Bure? Un village français devenu terre de lutte pour les antinucléaires, qui dénoncent un projet fou. Il se situe à deux heures du Luxembourg.

Enfouir les déchets les plus radioactifs dans le sol français ? Le projet a lieu à 150 km du Luxembourg. Rencontre avec Sébastien Bonetti, qui présente À Bure pour l’éternité, ce lundi 4 avril, à la Cinémathèque de Luxembourg.

Le Quotidien : Depuis le Luxembourg, le nucléaire se réduit à la peur d’un accident majeur type Tchernobyl avec la proximité de Cattenom. Votre documentaire montre que le premier danger, ce sont plutôt les déchets, non?

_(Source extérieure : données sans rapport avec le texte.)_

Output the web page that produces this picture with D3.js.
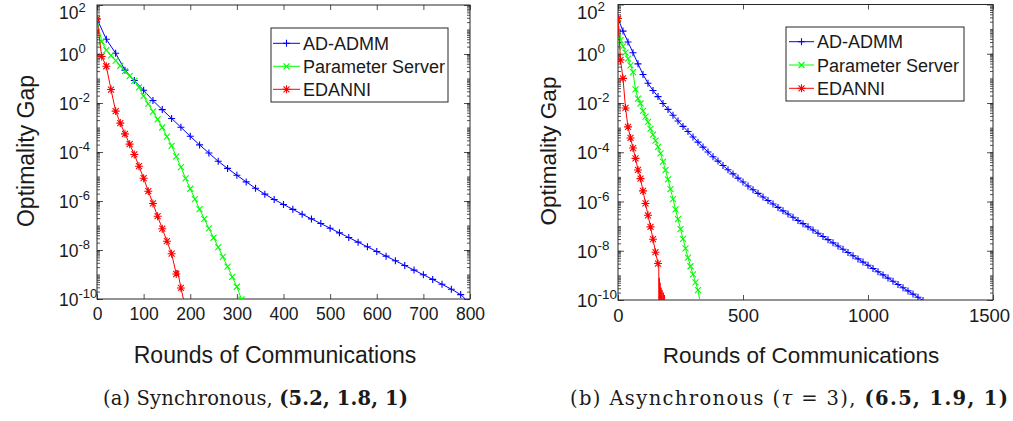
<!DOCTYPE html>
<html>
<head>
<meta charset="utf-8">
<script src="https://cdn.jsdelivr.net/npm/d3@7"></script>
<style>
  body { margin: 0; background: #fff; }
  svg { display: block; }
  text { font-family: "Liberation Sans", Arial, Helvetica, sans-serif; fill: #1a1a1a; }
  .caption { font-family: "DejaVu Serif", "Liberation Serif", serif; }
</style>
</head>
<body>
<svg id="chart" width="1013" height="421"></svg>
<script>
// Data: optimality gap as log10 exponent

const seriesNames = ['AD-ADMM', 'Parameter Server', 'EDANNI']

// (a) synchronous
const syncAdmmX = [0, 20, 40, 60, 80, 100, 120, 140, 160, 180, 200, 220, 240, 260, 280, 300, 320, 340, 360, 380,
  400, 420, 440, 460, 480, 500, 520, 540, 560, 580, 600, 620, 640, 660, 680, 700, 720, 740, 760, 780, 790]
const syncAdmmY = [1.43, 0.6, 0.03, -0.66, -1.08, -1.48, -1.9, -2.27, -2.63, -2.99, -3.36, -3.71, -4.04, -4.38, -4.67, -4.95, -5.22, -5.48, -5.72, -5.94,
  -6.14, -6.34, -6.54, -6.73, -6.92, -7.11, -7.3, -7.49, -7.68, -7.87, -8.06, -8.25, -8.44, -8.63, -8.82, -9.01, -9.2, -9.4, -9.6, -9.82, -10.0]

const syncPsX = [0, 10, 20, 30, 40, 50, 60, 70, 80, 90, 100, 110, 120, 130, 140, 150, 160, 170, 180, 190,
  200, 210, 220, 230, 240, 250, 260, 270, 280, 290, 300, 310]
const syncPsY = [1.43, 0.5, 0.16, -0.06, -0.27, -0.48, -0.7, -0.9, -1.1, -1.36, -1.72, -2.04, -2.35, -2.67, -3.0, -3.37, -3.75, -4.18, -4.62, -5.08,
  -5.5, -5.92, -6.33, -6.73, -7.12, -7.5, -7.88, -8.28, -8.68, -9.1, -9.5, -10.02]

const syncEdX = [0, 10, 20, 30, 40, 50, 60, 70, 80, 90, 100, 110, 120, 130, 140, 150, 160, 170, 173, 176, 180, 186]
const syncEdY = [1.43, -0.1, -0.5, -1.45, -2.33, -2.82, -3.26, -3.68, -4.1, -4.58, -5.07, -5.6, -6.1, -6.62, -7.13, -7.64, -8.15, -8.98, -8.82, -9.15, -9.55, -10.05]

// (b) asynchronous, tau = 3
const asyncAdmmX = [0, 20, 40, 60, 80, 100, 120, 140, 160, 180, 200, 220, 240, 260, 280, 300, 320, 340, 360, 380,
  400, 420, 440, 460, 480, 500, 520, 540, 560, 580, 600, 620, 640, 660, 680, 700, 720, 740, 760, 780,
  800, 820, 840, 860, 880, 900, 920, 940, 960, 980, 1000, 1020, 1040, 1060, 1080, 1100, 1120, 1140, 1160, 1180,
  1200, 1220]
const asyncAdmmY = [1.43, 0.92, 0.48, 0.04, -0.41, -0.84, -1.2, -1.49, -1.74, -2.02, -2.26, -2.5, -2.73, -2.95, -3.16, -3.38, -3.59, -3.79, -3.99, -4.18,
  -4.36, -4.54, -4.71, -4.88, -5.05, -5.21, -5.37, -5.52, -5.67, -5.82, -5.96, -6.1, -6.24, -6.38, -6.51, -6.64, -6.77, -6.9, -7.03, -7.16,
  -7.29, -7.42, -7.55, -7.68, -7.81, -7.94, -8.07, -8.2, -8.33, -8.46, -8.59, -8.72, -8.85, -8.98, -9.11, -9.24, -9.37, -9.5, -9.63, -9.76,
  -9.89, -10.02]

const asyncPsX = [0, 10, 20, 30, 40, 50, 60, 70, 80, 90, 100, 110, 120, 130, 140, 150, 160, 170, 180, 190,
  200, 210, 220, 230, 240, 250, 260, 270, 280, 290, 300, 310, 320, 327]
const asyncPsY = [1.43, 0.55, 0.3, 0.05, -0.2, -0.47, -0.75, -1.45, -1.82, -2.02, -2.32, -2.55, -2.77, -3.05, -3.28, -3.53, -3.78, -4.05, -4.38, -4.73,
  -5.1, -5.5, -5.9, -6.32, -6.72, -7.12, -7.52, -7.9, -8.28, -8.63, -8.96, -9.28, -9.6, -10.02]

const asyncEdX = [0, 10, 20, 30, 40, 50, 60, 70, 80, 90, 100, 110, 120, 130, 140, 150, 160, 163]
const asyncEdY = [1.43, -0.25, -1.0, -2.2, -2.97, -3.42, -3.83, -4.25, -4.72, -5.07, -5.57, -6.08, -6.56, -7.03, -7.53, -8.06, -8.52, -8.62]
// ragged tail of EDANNI near machine precision (line only)
const asyncEdTailX = [163, 164, 165, 167, 168, 170, 172, 174, 176, 178, 181, 183, 186, 188]
const asyncEdTailY = [-8.62, -10.4, -9.1, -10.4, -9.3, -10.4, -9.5, -10.4, -9.6, -10.4, -9.7, -10.4, -9.8, -10.4]

const syncXTicks = [0, 100, 200, 300, 400, 500, 600, 700, 800]
const asyncXTicks = [0, 500, 1000, 1500]
const yTickExps = [2, 0, -2, -4, -6, -8, -10]

// Drawing

const colors = ['#0000ff', '#00ff00', '#ff0000']
const markerPaths = [
  'M-3.5,0H3.5M0,-3.5V3.5',
  'M-3,-3L3,3M-3,3L3,-3',
  'M-4,0H4M0,-4V4M-3,-3L3,3M-3,3L3,-3'
]
const axisColor = '#262626'

const svg = d3.select('#chart')

const drawPanel = (p) => {
  const x = d3.scaleLinear().domain([0, p.xMax]).range([p.left, p.right])
  const y = d3.scaleLog().domain([1e-10, 1e2]).range([p.bottom, p.top])

  const g = svg.append('g')

  g.append('rect')
    .attr('x', p.left).attr('y', p.top)
    .attr('width', p.right - p.left).attr('height', p.bottom - p.top)
    .attr('fill', '#fff')

  g.append('clipPath').attr('id', `clip-${p.id}`)
    .append('rect')
      .attr('x', p.left).attr('y', p.top)
      .attr('width', p.right - p.left).attr('height', p.bottom - p.top)

  // ticks
  const minor = []
  for (let e = -10; e < 2; e++) {
    for (let k = 1; k < 10; k++) minor.push(k * Math.pow(10, e))
  }
  const major = yTickExps.map((e) => Math.pow(10, e))

  const styleAxis = (sel) => {
    sel.select('.domain').remove()
    sel.selectAll('line').attr('stroke', axisColor).attr('stroke-width', 0.8)
  }

  g.append('g')
      .attr('transform', `translate(0,${p.bottom})`)
      .call(d3.axisBottom(x).tickValues(p.xTicks).tickSize(-5).tickPadding(9).tickFormat(d3.format('d')))
      .call(styleAxis)
    .selectAll('text')
      .style('font-size', `${p.tickFont}px`)
      .attr('dx', (d) => (d === p.xMax ? p.lastTickShift : 0))

  g.append('g')
      .attr('transform', `translate(0,${p.top})`)
      .call(d3.axisTop(x).tickValues(p.xTicks).tickSize(-5).tickFormat(''))
      .call(styleAxis)

  ;[['L', p.left], ['R', p.right]].forEach(([side, pos]) => {
    const mk = side === 'L' ? d3.axisLeft : d3.axisRight
    g.append('g')
        .attr('transform', `translate(${pos},0)`)
        .call(mk(y).tickValues(minor).tickSize(-3).tickFormat(''))
        .call(styleAxis)
    g.append('g')
        .attr('transform', `translate(${pos},0)`)
        .call(mk(y).tickValues(major).tickSize(-6).tickFormat(''))
        .call(styleAxis)
  })

  // y tick labels as 10^e (top one kept inside the frame)
  g.selectAll('.ylab')
    .data(yTickExps)
    .join('text')
      .attr('class', 'ylab')
      .attr('x', p.left - p.yLabelOffset)
      .attr('y', (d) => Math.max(y(Math.pow(10, d)) + p.tickFont * 0.38, 19))
      .style('font-size', `${p.tickFont}px`)
      .each(function (d) {
        const t = d3.select(this)
        t.append('tspan').text('10')
        t.append('tspan')
          .attr('dy', -p.tickFont * 0.42)
          .style('font-size', `${p.supFont}px`)
          .text(d)
      })

  // box
  g.append('rect')
    .attr('x', p.left).attr('y', p.top)
    .attr('width', p.right - p.left).attr('height', p.bottom - p.top)
    .attr('fill', 'none')
    .attr('stroke', axisColor)
    .attr('stroke-width', 1)

  // series
  const line = d3.line()
    .x((d) => x(d[0]))
    .y((d) => y(Math.pow(10, d[1])))

  const plot = g.append('g').attr('clip-path', `url(#clip-${p.id})`)

  p.series.forEach((s, i) => {
    const pts = d3.zip(s.x, s.y)
    plot.append('path')
      .datum(pts)
      .attr('d', line)
      .attr('fill', 'none')
      .attr('stroke', colors[i])
      .attr('stroke-width', 1)
    if (s.tailX) {
      plot.append('path')
        .datum(d3.zip(s.tailX, s.tailY))
        .attr('d', line)
        .attr('fill', 'none')
        .attr('stroke', colors[i])
        .attr('stroke-width', 1)
    }
    plot.selectAll(null)
      .data(pts.filter((d) => d[0] % s.step === 0))
      .join('path')
        .attr('transform', (d) => `translate(${x(d[0])},${y(Math.pow(10, d[1]))})`)
        .attr('d', markerPaths[i])
        .attr('fill', 'none')
        .attr('stroke', colors[i])
        .attr('stroke-width', 1.1)
  })

  // legend
  const lg = p.legend
  g.append('rect')
    .attr('x', lg.x).attr('y', lg.y)
    .attr('width', lg.w).attr('height', lg.h)
    .attr('fill', '#fff')
    .attr('stroke', axisColor)
    .attr('stroke-width', 1)
  seriesNames.forEach((name, i) => {
    const ry = lg.rows[i]
    g.append('line')
      .attr('x1', lg.x1).attr('x2', lg.x2)
      .attr('y1', ry).attr('y2', ry)
      .attr('stroke', colors[i])
      .attr('stroke-width', 1)
    g.append('path')
      .attr('transform', `translate(${(lg.x1 + lg.x2) / 2},${ry})`)
      .attr('d', markerPaths[i])
      .attr('fill', 'none')
      .attr('stroke', colors[i])
      .attr('stroke-width', 1.1)
    g.append('text')
      .attr('x', lg.tx)
      .attr('y', ry + 6.5)
      .style('font-size', '18px')
      .text(name)
  })

  // axis titles
  g.append('text')
    .attr('x', p.xLabel[0]).attr('y', p.xLabel[1])
    .attr('text-anchor', 'middle')
    .style('font-size', `${p.labelFont}px`)
    .text('Rounds of Communications')

  g.append('text')
    .attr('transform', `translate(${p.yLabel[0]},${p.yLabel[1]}) rotate(-90)`)
    .attr('text-anchor', 'middle')
    .style('font-size', `${p.labelFont}px`)
    .text('Optimality Gap')
}

drawPanel({
  id: 'sync', left: 97, right: 470, top: 5, bottom: 299, xMax: 800,
  xTicks: syncXTicks, tickFont: 17.5, supFont: 13, yLabelOffset: 38, labelFont: 23, lastTickShift: 0,
  xLabel: [275, 363], yLabel: [34, 151],
  legend: {x: 271, y: 28, w: 177, h: 74, rows: [43.3, 66.3, 89.3], x1: 273, x2: 300, tx: 303},
  series: [
    {x: syncAdmmX, y: syncAdmmY, step: 20},
    {x: syncPsX, y: syncPsY, step: 10},
    {x: syncEdX, y: syncEdY, step: 10}
  ]
})

drawPanel({
  id: 'async', left: 618, right: 993, top: 4.5, bottom: 300, xMax: 1500,
  xTicks: asyncXTicks, tickFont: 18.5, supFont: 13.5, yLabelOffset: 41, labelFont: 22.5, lastTickShift: -4,
  xLabel: [801, 363], yLabel: [556, 151],
  legend: {x: 786, y: 27, w: 178, h: 74, rows: [41.7, 65, 88.3], x1: 789, x2: 814, tx: 817},
  series: [
    {x: asyncAdmmX, y: asyncAdmmY, step: 20},
    {x: asyncPsX, y: asyncPsY, step: 10},
    {x: asyncEdX, y: asyncEdY, step: 10, tailX: asyncEdTailX, tailY: asyncEdTailY}
  ]
})

// sub-captions
const capA = svg.append('text').attr('class', 'caption')
  .attr('x', 103).attr('y', 405).style('font-size', '19.5px')
  .attr('textLength', 305).attr('lengthAdjust', 'spacing')
capA.append('tspan').text('(a) Synchronous, ')
capA.append('tspan').style('font-weight', 'bold').text('(5.2, 1.8, 1)')

const capB = svg.append('text').attr('class', 'caption')
  .attr('x', 570).attr('y', 405).style('font-size', '19.5px')
  .attr('textLength', 438).attr('lengthAdjust', 'spacing')
capB.append('tspan').text('(b) Asynchronous (')
capB.append('tspan').style('font-style', 'italic').text('τ')
capB.append('tspan').text(' = 3), ')
capB.append('tspan').style('font-weight', 'bold').text('(6.5, 1.9, 1)')
</script>
</body>
</html>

Sébastien Bonetti  : Notre documentaire traite de la question des déchets du nucléaire, puisque c’est la raison d’être de Bure  : le centre d’enfouissement doit accueillir les déchets les plus radioactifs du parc français, à 500  m sous terre, nocifs sur des millions d’années. Cette réalité brutale a déclenché notre travail. Mais les Luxembourgeois ont raison d’avoir peur d’un accident majeur aussi. Tout comme les Allemands ou les Suisses d’ailleurs, dont les craintes se matérialisent désormais sous la forme de plaintes devant la justice française.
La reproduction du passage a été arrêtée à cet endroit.